A one-off creation by Lamborghini’s motorsport division, it’s the design handiwork of Centro Stile in Sant’Agata Bolognese. Built to order for one lucky – and presumably wealthy – customer, it comes roughly two years after Squadra Corse’s last custom build, the SC18.
Where that car took the Aventador and re-envisaged it for even more potent track performance, the SC20 focuses on the advances in aerodynamics in the intervening years. At its heart is the 6.5-liter V12 engine, with 759 horsepower and 531 lb-ft of torque, combined with an optimized seven-speed Independent Shifting Rod (ISR) transmission.

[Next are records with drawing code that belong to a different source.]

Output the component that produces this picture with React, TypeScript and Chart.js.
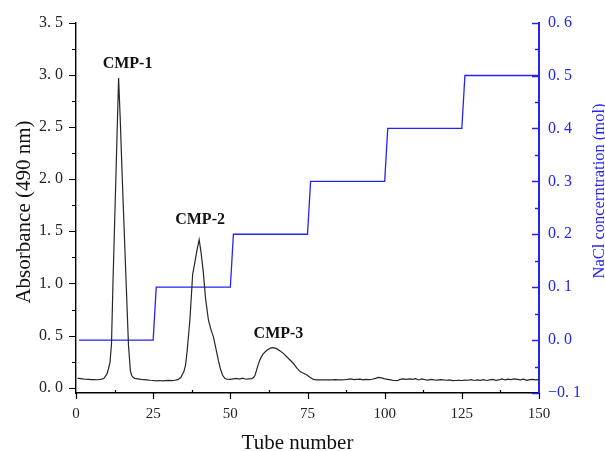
import React, { useEffect, useRef } from 'react';
import { Chart, registerables } from 'chart.js';

Chart.register(...registerables);

// Absorbance curve (tube number, absorbance at 490 nm)
const tubes = [
  0.5, 1, 2, 3, 4, 5, 6, 7, 8, 9, 10, 10.5, 11, 11.5, 12, 13, 13.8, 14.3, 15, 16, 17, 17.6, 18, 18.5, 19,
  20, 21, 22, 23, 24, 25, 26, 27, 28, 29, 30, 31, 32, 33, 34, 35, 35.5, 36, 36.9, 37.8, 38.5, 39.2, 39.9,
  40.5, 41.2, 42, 42.9, 43.7, 44.5, 45.3, 46.1, 46.8, 47.5, 48.2, 48.8, 50, 51, 52, 53, 54, 55, 56, 57,
  57.6, 58, 59, 59.6, 60.5, 61.8, 63, 63.9, 65, 66, 67.2, 68.5, 70.4, 71.5, 72.6, 73.7, 74.7, 75.8, 76.9,
  78, 79, 80, 81, 82, 83, 84, 85, 86, 87, 88, 89, 90, 91, 92, 93, 94, 95, 96, 97, 98, 99, 100,
  101, 102, 103, 104, 105, 106, 107, 108, 109, 110, 111, 112, 113, 114, 115, 116, 117, 118, 119, 120,
  121, 122, 123, 124, 125, 126, 127, 128, 129, 130, 131, 132, 133, 134, 135, 136, 137, 138, 139, 140,
  141, 142, 143, 144, 145, 146, 147, 148, 149, 150,
];
const absorbance = [
  0.09, 0.09, 0.086, 0.082, 0.08, 0.078, 0.079, 0.077, 0.08, 0.088, 0.13, 0.18, 0.24, 0.42, 1.03, 2.1, 2.97, 2.6, 2.0, 1.2, 0.41, 0.17, 0.12, 0.1, 0.09,
  0.085, 0.08, 0.078, 0.075, 0.072, 0.07, 0.067, 0.07, 0.066, 0.069, 0.071, 0.068, 0.072, 0.078, 0.1, 0.16, 0.22, 0.35, 0.65, 1.09, 1.2, 1.32, 1.42,
  1.3, 1.12, 0.85, 0.65, 0.56, 0.49, 0.38, 0.265, 0.18, 0.12, 0.09, 0.082, 0.08, 0.086, 0.09, 0.084, 0.092, 0.082, 0.086, 0.088,
  0.1, 0.12, 0.22, 0.27, 0.32, 0.36, 0.38, 0.385, 0.375, 0.355, 0.33, 0.29, 0.235, 0.19, 0.155, 0.14, 0.125, 0.1, 0.08,
  0.075, 0.075, 0.077, 0.075, 0.076, 0.075, 0.078, 0.076, 0.075, 0.077, 0.08, 0.085, 0.078, 0.08, 0.082, 0.076, 0.08, 0.078, 0.082, 0.09, 0.1, 0.095, 0.085,
  0.08, 0.075, 0.07, 0.068, 0.08, 0.085, 0.08, 0.086, 0.08, 0.088, 0.075, 0.085, 0.078, 0.074, 0.08, 0.076, 0.074, 0.078, 0.075, 0.072,
  0.075, 0.068, 0.07, 0.072, 0.07, 0.074, 0.072, 0.078, 0.07, 0.075, 0.072, 0.078, 0.07, 0.076, 0.08, 0.072, 0.075, 0.085, 0.075, 0.082,
  0.078, 0.085, 0.08, 0.075, 0.082, 0.072, 0.078, 0.08, 0.076, 0.078,
];

// NaCl step gradient
const naclTubes = [1, 25, 26, 50, 51, 75, 76, 100, 101, 125, 126, 150];
const naclValues = [0, 0, 0.1, 0.1, 0.2, 0.2, 0.3, 0.3, 0.4, 0.4, 0.5, 0.5];

// Ticks
const xTicks = [0, 25, 50, 75, 100, 125, 150];
const leftTicks = [0, 0.5, 1, 1.5, 2, 2.5, 3, 3.5];
const rightTicks = [-0.1, 0, 0.1, 0.2, 0.3, 0.4, 0.5, 0.6];

// Peak annotations
const peakNames = ['CMP-1', 'CMP-2', 'CMP-3'];
const peakLabelX = [16.7, 40.2, 65.6];
const peakLabelY = [3.1, 1.61, 0.52];

const BLUE = '#2424f0';
const SERIF = '"Liberation Serif", "Times New Roman", serif';

const fmt = (v: number) => v.toFixed(1).replace('.', '. ').replace('-', '\u2212');

const decor = {
  id: 'decor',
  afterDraw(chart: any) {
    const { ctx, chartArea: ca, scales } = chart;
    const x = scales.x;
    const y = scales.y;
    const y1 = scales.y1;
    const r = (p: number) => Math.round(p) + 0.5;
    ctx.save();

    // left axis ticks (outward)
    ctx.strokeStyle = '#000';
    ctx.lineWidth = 1.2;
    ctx.beginPath();
    for (let i = 0; i < leftTicks.length; i++) {
      const p = r(y.getPixelForValue(leftTicks[i]));
      ctx.moveTo(ca.left, p);
      ctx.lineTo(ca.left - 7, p);
      if (i < leftTicks.length - 1) {
        const m = r(y.getPixelForValue((leftTicks[i] + leftTicks[i + 1]) / 2));
        ctx.moveTo(ca.left, m);
        ctx.lineTo(ca.left - 4, m);
      }
    }
    // x axis ticks: major down, minor up
    for (let i = 0; i < xTicks.length; i++) {
      const p = r(x.getPixelForValue(xTicks[i]));
      ctx.moveTo(p, ca.bottom);
      ctx.lineTo(p, ca.bottom + 6);
      if (i < xTicks.length - 1) {
        const m = r(x.getPixelForValue((xTicks[i] + xTicks[i + 1]) / 2));
        ctx.moveTo(m, ca.bottom);
        ctx.lineTo(m, ca.bottom - 3);
      }
    }
    ctx.stroke();

    // right axis ticks (inward)
    ctx.strokeStyle = BLUE;
    ctx.lineWidth = 1.6;
    ctx.beginPath();
    for (let i = 0; i < rightTicks.length; i++) {
      const p = r(y1.getPixelForValue(rightTicks[i]));
      ctx.moveTo(ca.right, p);
      ctx.lineTo(ca.right - 7, p);
      if (i < rightTicks.length - 1) {
        const m = r(y1.getPixelForValue((rightTicks[i] + rightTicks[i + 1]) / 2));
        ctx.moveTo(ca.right, m);
        ctx.lineTo(ca.right - 4, m);
      }
    }
    ctx.stroke();

    // peak labels
    ctx.fillStyle = '#111';
    ctx.font = `bold 16px ${SERIF}`;
    ctx.textAlign = 'center';
    ctx.textBaseline = 'middle';
    for (let i = 0; i < peakNames.length; i++) {
      ctx.fillText(peakNames[i], x.getPixelForValue(peakLabelX[i]), y.getPixelForValue(peakLabelY[i]));
    }

    // axis titles
    ctx.textBaseline = 'alphabetic';
    ctx.font = `21px ${SERIF}`;
    ctx.fillStyle = '#111';
    ctx.fillText('Tube number', 297.5, 449);

    ctx.save();
    ctx.translate(29.5, 212);
    ctx.rotate(-Math.PI / 2);
    ctx.fillText('Absorbance (490 nm)', 0, 0);
    ctx.restore();

    ctx.save();
    ctx.fillStyle = BLUE;
    ctx.font = `16.5px ${SERIF}`;
    ctx.translate(604, 191);
    ctx.rotate(-Math.PI / 2);
    ctx.fillText('NaCl concerntration (mol)', 0, 0);
    ctx.restore();

    ctx.restore();
  },
};

export default function App() {
  const ref = useRef<HTMLCanvasElement | null>(null);

  useEffect(() => {
    document.body.style.margin = '0';
    const canvas = ref.current;
    if (!canvas) return;
    const absData = tubes.map((t, i) => ({ x: t, y: absorbance[i] }));
    const naclData = naclTubes.map((t, i) => ({ x: t, y: naclValues[i] }));

    const chart = new Chart(canvas, {
      type: 'line',
      data: {
        datasets: [
          {
            label: 'Absorbance (490 nm)',
            data: absData,
            yAxisID: 'y',
            borderColor: '#262626',
            borderWidth: 1.2,
            pointRadius: 0,
            tension: 0,
            fill: false,
          },
          {
            label: 'NaCl concentration (mol)',
            data: naclData,
            yAxisID: 'y1',
            borderColor: BLUE,
            borderWidth: 1.3,
            pointRadius: 0,
            tension: 0,
            fill: false,
          },
        ],
      },
      options: {
        responsive: false,
        animation: false,
        devicePixelRatio: 1,
        layout: { padding: { top: 19, left: 0, right: 0, bottom: 0 } },
        plugins: {
          legend: { display: false },
          tooltip: { enabled: false },
          title: { display: false },
        },
        scales: {
          x: {
            type: 'linear',
            min: 0,
            max: 150,
            afterBuildTicks: (s: any) => {
              s.ticks = xTicks.map((v) => ({ value: v }));
            },
            afterFit: (s: any) => {
              s.height = 58;
            },
            grid: { display: false, drawTicks: false },
            border: { display: true, color: '#000', width: 1.4 },
            ticks: {
              padding: 12,
              color: '#222',
              font: { family: SERIF, size: 15 },
              maxRotation: 0,
              callback: (v: any) => String(v),
            },
          },
          y: {
            type: 'linear',
            position: 'left',
            min: -0.05,
            max: 3.5,
            afterBuildTicks: (s: any) => {
              s.ticks = leftTicks.map((v) => ({ value: v }));
            },
            afterFit: (s: any) => {
              s.width = 76;
            },
            grid: { display: false, drawTicks: false },
            border: { display: true, color: '#000', width: 1.4 },
            ticks: {
              padding: 13,
              color: '#222',
              font: { family: SERIF, size: 16 },
              callback: (v: any) => fmt(Number(v)),
            },
          },
          y1: {
            type: 'linear',
            position: 'right',
            min: -0.1,
            max: 0.6,
            afterBuildTicks: (s: any) => {
              s.ticks = rightTicks.map((v) => ({ value: v }));
            },
            afterFit: (s: any) => {
              s.width = 66;
            },
            grid: { display: false, drawTicks: false },
            border: { display: true, color: BLUE, width: 2 },
            ticks: {
              padding: 9,
              color: BLUE,
              font: { family: SERIF, size: 16 },
              callback: (v: any) => fmt(Number(v)),
            },
          },
        },
      },
      plugins: [decor],
    });

    return () => chart.destroy();
  }, []);

  return (
    <div style={{ position: 'absolute', left: 0, top: 0, width: 605, height: 451 }}>
      <canvas ref={ref} width={605} height={451} style={{ display: 'block' }} />
    </div>
  );
}
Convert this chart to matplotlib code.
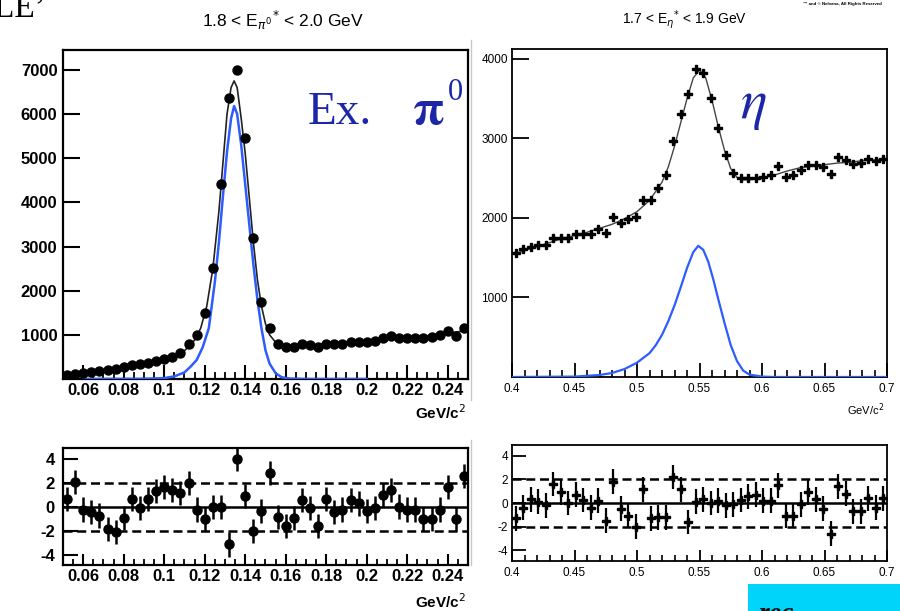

All-wheel drive is included, along with a central electronic differential. The single-nut aluminum rims – 20-inches up front, and 21-inches at the rear – wear Pirelli PZero Corsa rubber.
The design, though, blends cutting-edge aero research from Lamborghini’s racing experience with some icons from the automaker’s back-catalog. Squadra Corse namechecks models like the Diablo VT Roadster, Aventador J, Veneno Roadster, and Concept S as among its inspiration, though the SC20 still manages to look like something different all on its own.
The body is made from carbon fiber, hand-polished and slicked down by Lamborghini’s aerodynamic engineers. There’s a sizable front splitter, flanked by fins, while the Huracán GT3 EVO gave inspiration for the functional air intakes on the hood. Lamborghini’s work building the Essenza SCV12 prompted the side body sculpting.
At the back, there’s a large carbon fiber wing, which supports manual adjustment to three different positions: Low, Medium, and High Load. As for the finish, the carbon fiber first gets a Bianco Fu white base which was specially created for the SC20, with Blu Cepheus blue livery to pick out and highlight details. The same blue continues inside, along with Nero Cosmus black and Bianco Leda white.
Though there’s no shortage of Alcantara, leather, real aluminum that was machined for details like the door handles, and even 3D printed air vents, Lamborghini still leaves plenty of exposed carbon fiber. That’s visible on the dashboard cover, rear all, door panels, center console, and on the steering wheel trim, while the same material is used for the racing seat shells.
As an exclusive one-off, this is the only SC20 that Lamborghini intends to build; the price tag hasn’t been announced.